In the late 1990s, South Korean film and other cultural products, broadly known as hallyu (Korean wave), gained unprecedented international popularity. Korean films earned an all-time
high of $60.3 million in Japan in 2005, and they outperformed their Hollywood competitors at Korean box offices. In Virtual Hallyu, Kyung Hyun Kim reflects on the precariousness of
Korean cinema’s success over the past decade.
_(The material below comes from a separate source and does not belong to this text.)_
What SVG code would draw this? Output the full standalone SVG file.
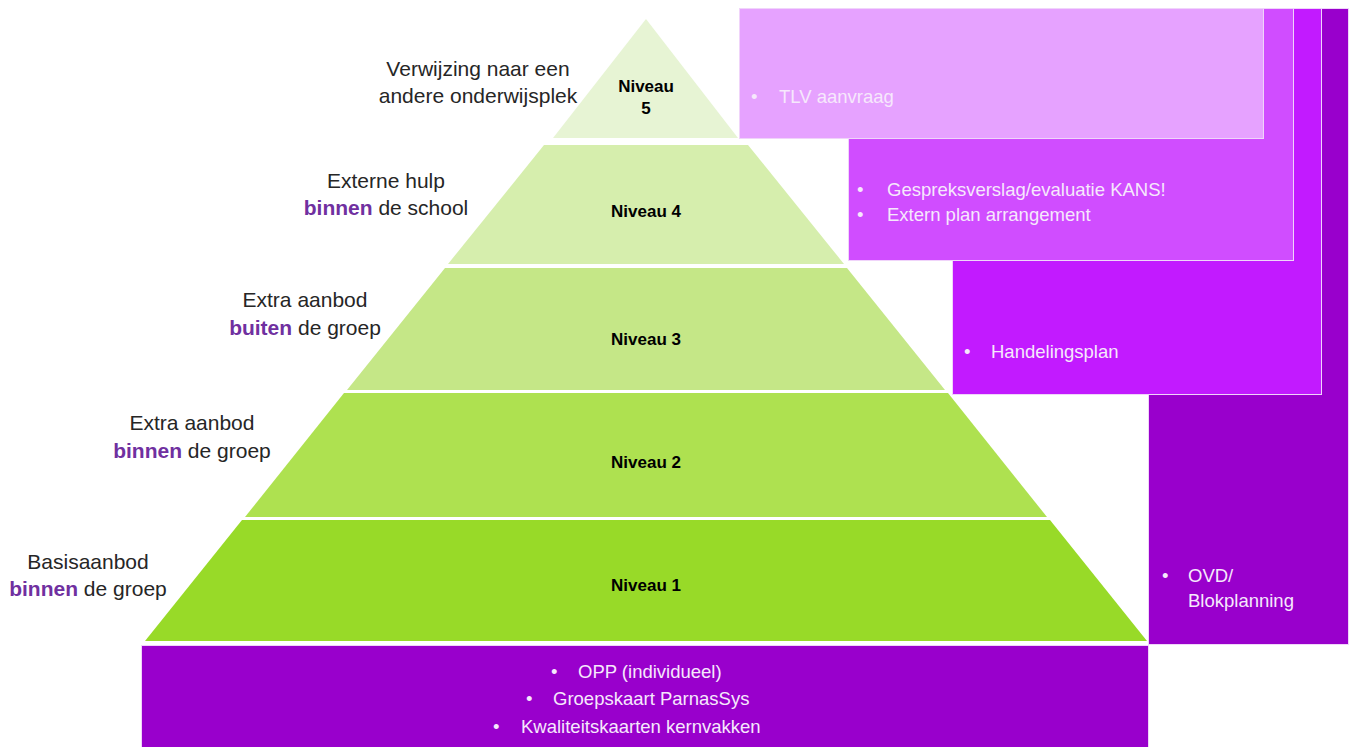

Arguing that state film policies and socioeconomic factors cannot fully explain cinema’s true potentiality, Kim draws on Deleuze’s concept of the
virtual, according to which past and present and truth and falsehood co-exist, to analyze the temporal anxieties and cinematic ironies embedded in screen figures such as a made-in-the USA
aquatic monster (The Host), a postmodern Chosun-era wizard (Woochi), a schizo man-child (Oasis), a weepy North Korean terrorist (Typhoon), a salary
man-turned-vengeful fighting machine (Oldboy), and a sick nationalist (repatriated colonial-era Spring of Korean Peninsula). Kim maintains that the full significance of
hallyu can only be understood by exposing the implicit and explicit ideologies of protonationalism and capitalism that, along with Korea’s ambiguous post-democratization and
neoliberalism, are etched against the celluloid surfaces.